--- Begin Records shown ---
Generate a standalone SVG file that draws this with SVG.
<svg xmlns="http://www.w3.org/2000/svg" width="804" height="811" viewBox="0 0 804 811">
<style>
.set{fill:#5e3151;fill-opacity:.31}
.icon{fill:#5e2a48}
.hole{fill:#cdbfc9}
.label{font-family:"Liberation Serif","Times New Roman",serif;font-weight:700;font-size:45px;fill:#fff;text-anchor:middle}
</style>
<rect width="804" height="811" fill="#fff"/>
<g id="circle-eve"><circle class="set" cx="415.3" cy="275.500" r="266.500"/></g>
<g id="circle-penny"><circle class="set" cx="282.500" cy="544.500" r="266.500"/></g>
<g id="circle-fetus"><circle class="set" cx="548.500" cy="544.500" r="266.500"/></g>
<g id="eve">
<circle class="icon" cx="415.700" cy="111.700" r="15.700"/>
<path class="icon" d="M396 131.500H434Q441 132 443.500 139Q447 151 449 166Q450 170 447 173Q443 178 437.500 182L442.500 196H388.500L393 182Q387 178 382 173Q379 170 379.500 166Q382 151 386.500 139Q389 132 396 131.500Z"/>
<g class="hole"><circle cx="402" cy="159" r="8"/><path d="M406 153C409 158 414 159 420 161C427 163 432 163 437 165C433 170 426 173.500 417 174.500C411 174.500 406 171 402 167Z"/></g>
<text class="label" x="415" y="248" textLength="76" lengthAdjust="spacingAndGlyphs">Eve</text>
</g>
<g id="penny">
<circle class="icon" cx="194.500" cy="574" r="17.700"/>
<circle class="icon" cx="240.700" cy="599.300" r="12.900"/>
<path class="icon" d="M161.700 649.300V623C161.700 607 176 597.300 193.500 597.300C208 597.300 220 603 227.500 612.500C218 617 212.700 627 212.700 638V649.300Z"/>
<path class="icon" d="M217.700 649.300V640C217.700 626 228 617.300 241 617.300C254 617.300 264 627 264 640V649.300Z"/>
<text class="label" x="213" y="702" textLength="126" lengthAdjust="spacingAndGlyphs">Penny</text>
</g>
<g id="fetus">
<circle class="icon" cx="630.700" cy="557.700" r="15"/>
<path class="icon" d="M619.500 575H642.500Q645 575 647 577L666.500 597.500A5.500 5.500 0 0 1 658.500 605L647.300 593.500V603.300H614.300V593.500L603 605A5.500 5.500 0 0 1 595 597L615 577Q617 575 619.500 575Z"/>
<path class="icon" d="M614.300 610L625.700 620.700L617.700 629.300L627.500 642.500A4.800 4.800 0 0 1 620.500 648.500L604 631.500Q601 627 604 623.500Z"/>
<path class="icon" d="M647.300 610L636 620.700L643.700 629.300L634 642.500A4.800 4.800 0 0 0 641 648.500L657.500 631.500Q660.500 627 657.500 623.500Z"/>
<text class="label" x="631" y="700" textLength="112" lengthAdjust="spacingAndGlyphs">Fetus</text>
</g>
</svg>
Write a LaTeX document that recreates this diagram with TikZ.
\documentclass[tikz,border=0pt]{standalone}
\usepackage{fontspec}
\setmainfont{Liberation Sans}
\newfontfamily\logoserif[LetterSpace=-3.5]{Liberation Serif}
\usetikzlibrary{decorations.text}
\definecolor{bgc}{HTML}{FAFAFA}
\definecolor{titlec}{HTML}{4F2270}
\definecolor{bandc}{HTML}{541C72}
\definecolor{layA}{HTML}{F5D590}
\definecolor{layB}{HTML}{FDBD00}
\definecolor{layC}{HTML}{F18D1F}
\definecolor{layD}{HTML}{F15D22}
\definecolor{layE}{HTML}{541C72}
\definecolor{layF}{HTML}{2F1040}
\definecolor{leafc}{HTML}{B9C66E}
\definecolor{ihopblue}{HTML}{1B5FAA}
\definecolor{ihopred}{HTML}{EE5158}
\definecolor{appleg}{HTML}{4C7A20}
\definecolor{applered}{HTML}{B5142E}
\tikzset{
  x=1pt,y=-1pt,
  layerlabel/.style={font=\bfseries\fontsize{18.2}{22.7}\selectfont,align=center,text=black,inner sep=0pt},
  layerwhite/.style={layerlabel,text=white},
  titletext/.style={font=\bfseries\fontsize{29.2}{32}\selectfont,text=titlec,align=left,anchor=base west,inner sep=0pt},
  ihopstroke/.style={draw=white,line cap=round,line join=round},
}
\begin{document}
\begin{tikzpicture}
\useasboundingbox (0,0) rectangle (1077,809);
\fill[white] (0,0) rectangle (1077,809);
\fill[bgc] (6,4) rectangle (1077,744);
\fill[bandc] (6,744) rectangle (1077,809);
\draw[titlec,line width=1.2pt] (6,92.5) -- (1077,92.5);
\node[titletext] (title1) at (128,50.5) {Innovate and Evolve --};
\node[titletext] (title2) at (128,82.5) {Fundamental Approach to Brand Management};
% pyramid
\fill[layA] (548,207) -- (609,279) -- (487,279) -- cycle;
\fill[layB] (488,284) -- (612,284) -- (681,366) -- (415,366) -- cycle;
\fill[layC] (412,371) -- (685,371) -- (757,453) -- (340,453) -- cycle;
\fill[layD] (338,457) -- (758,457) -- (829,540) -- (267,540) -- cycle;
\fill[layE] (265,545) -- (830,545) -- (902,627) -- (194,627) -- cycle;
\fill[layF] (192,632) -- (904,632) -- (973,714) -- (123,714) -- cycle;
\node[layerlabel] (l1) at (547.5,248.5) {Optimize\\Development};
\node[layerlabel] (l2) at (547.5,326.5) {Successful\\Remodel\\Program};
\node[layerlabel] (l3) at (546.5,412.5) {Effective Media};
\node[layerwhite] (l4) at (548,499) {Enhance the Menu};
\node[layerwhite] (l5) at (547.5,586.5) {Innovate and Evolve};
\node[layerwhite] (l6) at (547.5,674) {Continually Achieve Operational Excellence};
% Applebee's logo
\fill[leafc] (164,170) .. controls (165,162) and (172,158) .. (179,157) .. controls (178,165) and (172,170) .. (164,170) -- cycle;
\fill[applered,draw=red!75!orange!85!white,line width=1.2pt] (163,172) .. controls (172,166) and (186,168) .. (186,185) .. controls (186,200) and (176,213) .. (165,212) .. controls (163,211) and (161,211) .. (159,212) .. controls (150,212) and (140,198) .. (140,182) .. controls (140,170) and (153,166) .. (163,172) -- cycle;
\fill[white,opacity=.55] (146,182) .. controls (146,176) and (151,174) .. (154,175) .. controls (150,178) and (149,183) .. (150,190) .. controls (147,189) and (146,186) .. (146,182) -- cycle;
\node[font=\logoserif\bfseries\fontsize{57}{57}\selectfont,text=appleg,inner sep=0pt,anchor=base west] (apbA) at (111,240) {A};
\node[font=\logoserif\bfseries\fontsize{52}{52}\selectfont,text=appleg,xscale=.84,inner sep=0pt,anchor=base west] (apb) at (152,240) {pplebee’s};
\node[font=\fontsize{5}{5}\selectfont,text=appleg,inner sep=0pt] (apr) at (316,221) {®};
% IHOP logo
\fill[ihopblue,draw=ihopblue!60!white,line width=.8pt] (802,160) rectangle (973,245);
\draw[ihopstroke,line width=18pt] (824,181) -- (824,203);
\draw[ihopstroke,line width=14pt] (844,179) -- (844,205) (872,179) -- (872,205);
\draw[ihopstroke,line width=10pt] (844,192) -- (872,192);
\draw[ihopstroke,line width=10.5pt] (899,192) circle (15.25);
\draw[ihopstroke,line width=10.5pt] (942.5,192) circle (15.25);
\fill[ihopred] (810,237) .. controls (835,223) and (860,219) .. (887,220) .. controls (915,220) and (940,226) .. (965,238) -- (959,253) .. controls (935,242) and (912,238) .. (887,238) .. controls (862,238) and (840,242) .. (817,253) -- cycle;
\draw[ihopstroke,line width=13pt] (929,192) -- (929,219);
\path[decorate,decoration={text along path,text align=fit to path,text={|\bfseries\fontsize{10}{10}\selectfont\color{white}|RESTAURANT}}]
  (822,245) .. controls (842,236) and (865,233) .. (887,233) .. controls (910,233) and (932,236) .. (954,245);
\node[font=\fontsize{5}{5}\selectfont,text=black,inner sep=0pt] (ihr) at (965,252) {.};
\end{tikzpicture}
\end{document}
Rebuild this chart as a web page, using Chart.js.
--- End Records shown ---
_What is needed_.
Copy out every line of the listing that includes the string "with".

_Answer to the exercise_.
Generate a standalone SVG file that draws this with SVG.
Write a LaTeX document that recreates this diagram with TikZ.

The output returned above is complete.